La illaha il'allah: There is no God but God

 
 

[1] As an Arab-American Lutheran who has lived in Muslim countries, has been in religious dialogue with Muslims, and has close personal friends who are Muslims, I am always troubled - even vicariously insulted - by the question "Do Christians and Muslims worship the same God?" Part of the insult comes from the fact that - even living in the so-called Bible Belt South - I have never heard the question asked with regard to other religious groups. The very question seems part of the national xenophobia related especially to Arabs and Muslims.

[2] Be that as it may, the common approach to answering this question seems problematic as well. Well-versed in the literature of theology, I am, nevertheless, not a professional theologian. So it is perhaps unsurprising that I find little that seems amenable to my own thinking in the answers most theologians offer to this question, even those who might answer it in the affirmative, as I do. Theological treatment of the question tends to focus, in my experience, on doctrinal positions related to how each religious group understands the divine nature. To me this seems tantamount to arguing that we human beings grasp the very identity of the deus absconditus and to saying that God can be circumscribed by our propositions - even though many of Christianity's acknowledged great theologians have argued that God can and does contain contradictions. Doctrinally-based answers have an additional limitation when one is dealing with orthoprax religions like Judaism and Islam from Christianity's orthodox approach.

[3] Given this method of comparing definitions of God, I am troubled, as I said, that the question is not asked of other religions. Except for 4th Century sermons of Chrysostom, for example, I have not heard it asked of Judaism. Like Islam, Judaism maintains that God is neither begotten nor begets and cannot be separated into multiple persons. So if an orthodox conception of God is the issue, then neither Judaism or Islam could be said to worship the same God as Christians. Indeed, the same answer would have to be made regarding Unitarians. Yet were we to speak in degrees, one could certainly argue that Muslims are doctrinally closer to Christians in many ways. Muslims can say, unlike Jews for example, that Jesus, born of the virgin Mary, will come to judge the living and the dead at the end of time.

[4] What I want to suggest as a more appropriate approach to the question, however, is something relational rather than doctrinal. Just as our understanding of who a human person is relies foremost on our relationship with that person and on that person's relationships, I would argue that the same is true about our understanding of God. Further, I find it arrogant and triumphalist that Christians think it is their decision at all whether Muslims or Jews or anyone else worships our same God. That decision ought properly be made by the person doing the worshiping.

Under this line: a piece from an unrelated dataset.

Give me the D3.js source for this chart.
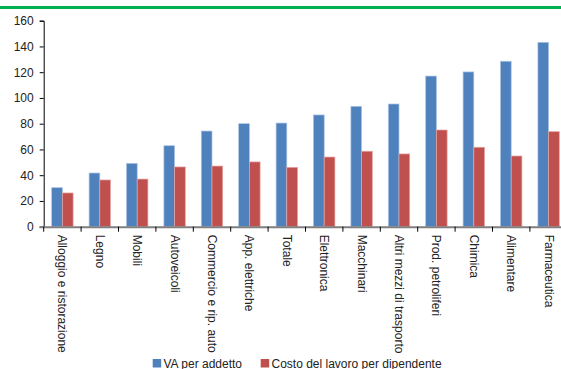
<!DOCTYPE html>
<html>
<head>
<meta charset="utf-8">
<script src="https://cdn.jsdelivr.net/npm/d3@7"></script>
<style>
  html, body { margin: 0; padding: 0; background: #fff; }
  svg { display: block; font-family: "Liberation Sans Narrow", "Arial Narrow", "Liberation Sans", Arial, sans-serif; }
</style>
</head>
<body>
<svg id="chart" width="561" height="369"></svg>
<script>
// Sector labels, ordered by value added per employee
const categories = [
  "Alloggio e ristorazione", "Legno", "Mobili", "Autoveicoli",
  "Commercio e rip. auto", "App. elettriche", "Totale", "Elettronica",
  "Macchinari", "Altri mezzi di trasporto", "Prod. petroliferi",
  "Chimica", "Alimentare", "Farmaceutica"
];
// Value added per employee
const vaPerAddetto = [30.3, 41.7, 49.2, 62.9, 74.3, 80.0, 80.5, 86.8, 93.5, 95.3, 117.0, 120.2, 128.5, 143.2];
// Labour cost per employee
const costoLavoro = [26.2, 36.3, 37.0, 46.4, 47.1, 50.3, 46.1, 54.1, 58.6, 56.5, 75.1, 61.7, 54.9, 73.8];
const yTicks = [0, 20, 40, 60, 80, 100, 120, 140, 160];
const seriesNames = ["VA per addetto", "Costo del lavoro per dipendente"];
const seriesColors = ["#4F81BD", "#C0504D"];
const seriesEdges = ["#A9C4E6", "#E3A3A1"];

const svg = d3.select("#chart");

// Green rule across the top
svg.append("rect").attr("x", 0).attr("y", 6).attr("width", 561).attr("height", 3).attr("fill", "#00B050");

const x0 = 43.7, y0 = 226.7;
const x = d3.scaleBand().domain(categories).range([x0, x0 + 37.4 * categories.length]).padding(0);
const y = d3.scaleLinear().domain([0, 160]).range([y0, 20.7]);
const barW = 10.7;

// Bars: the two series sit side by side, centred in each band
const data = categories.map((c, i) => ({ c, v: [vaPerAddetto[i], costoLavoro[i]] }));
const g = svg.append("g");
data.forEach(d => {
  d.v.forEach((val, s) => {
    const bx = x(d.c) + x.bandwidth() / 2 + (s === 0 ? -barW : 0);
    g.append("rect")
      .attr("x", bx)
      .attr("y", y(val))
      .attr("width", barW)
      .attr("height", y(0) - y(val))
      .attr("fill", seriesColors[s])
      .attr("stroke", seriesEdges[s])
      .attr("stroke-width", 0.7);
  });
});

// Y axis
const yAxis = d3.axisLeft(y).tickValues(yTicks).tickSize(4).tickPadding(6);
const ya = svg.append("g").attr("transform", `translate(${x0},0)`).call(yAxis);
ya.select(".domain").attr("stroke", "#000").attr("stroke-width", 1);
ya.selectAll(".tick line").attr("stroke", "#000");
ya.selectAll("text").attr("font-size", 12).attr("fill", "#222").attr("font-family", "inherit");

// X axis: line plus boundary ticks
const xa = svg.append("g");
xa.append("line").attr("x1", x0 - 4).attr("x2", 561).attr("y1", y0 + 0.5).attr("y2", y0 + 0.5)
  .attr("stroke", "#7F7F7F").attr("stroke-width", 2);
d3.range(categories.length + 1).forEach(i => {
  const tx = x0 + i * x.step();
  xa.append("line").attr("x1", tx).attr("x2", tx).attr("y1", y0).attr("y2", y0 + 5)
    .attr("stroke", "#000").attr("stroke-width", 1);
});
xa.selectAll("text.cat").data(categories).enter().append("text")
  .attr("class", "cat")
  .attr("transform", d => `translate(${x(d) + x.bandwidth() / 2 - 4},${y0 + 8}) rotate(90)`)
  .attr("font-size", 12)
  .attr("fill", "#222")
  .attr("text-anchor", "start")
  .text(d => d);

// Legend
const legend = [
  { name: seriesNames[0], sx: 152.7, tx: 163.5 },
  { name: seriesNames[1], sx: 260.7, tx: 271.5 }
];
legend.forEach((l, i) => {
  svg.append("rect").attr("x", l.sx).attr("y", 359).attr("width", 8.5).attr("height", 8.5).attr("fill", seriesColors[i]);
  svg.append("text").attr("x", l.tx).attr("y", 367.5).attr("font-size", 12).attr("fill", "#222").text(l.name);
});
</script>
</body>
</html>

[5] I would like to rely on analogy rather than propositional argument to make my point about this relational approach. A friend of mine tells about a meeting he had with a woman he met in a community organization after moving to a new city. At the start of a meeting, all participants introduced themselves in a few sentences. The woman, Mary Begley, stated that she had two children. Her son Joshua lived in Minneapolis. My friend was excited to speak with the woman after the meeting. "Mrs. Begley," he said, "did your son Josh graduate in 1989 from the University of Chicago?" She answered affirmatively. "Then your son was one of my best college friends," he continued. They continued talking about their common connection. "Wow," my friend said, "this is so great. You know, Josh and I spent some crazy times partying and getting wildly drunk." Mrs. Begley stiffened a bit. "Oh my," she said, "I'm afraid there has been a mistake. We have been talking about two different people. I know my son totally and know he never touches alcohol and has never been drunk." Shocked, my friend asked questions about her son's college major, his first job after college, even a birthmark on his shoulder. Everything matched; but the mother insisted that if my friend's friend Josh drank with him, then he was talking about some other person, not her son.

[6] As silly and obstinate as this mother seems, I think her approach is the same as Christians who answer negatively the question "Do Christians and Muslims worship the same God?" Muslims profess that their God is the God of Abraham, Moses, Noah, David, and Jesus. They insist that their God is the one and only God who created the world and all humanity and who inspired the Gospel. It seems to me that we can act like silly Mrs. Begley and say, "That's true about our God as well, but yours is a different God"; or we can say, "We share the same God, but we believe different things about that God. Let's talk."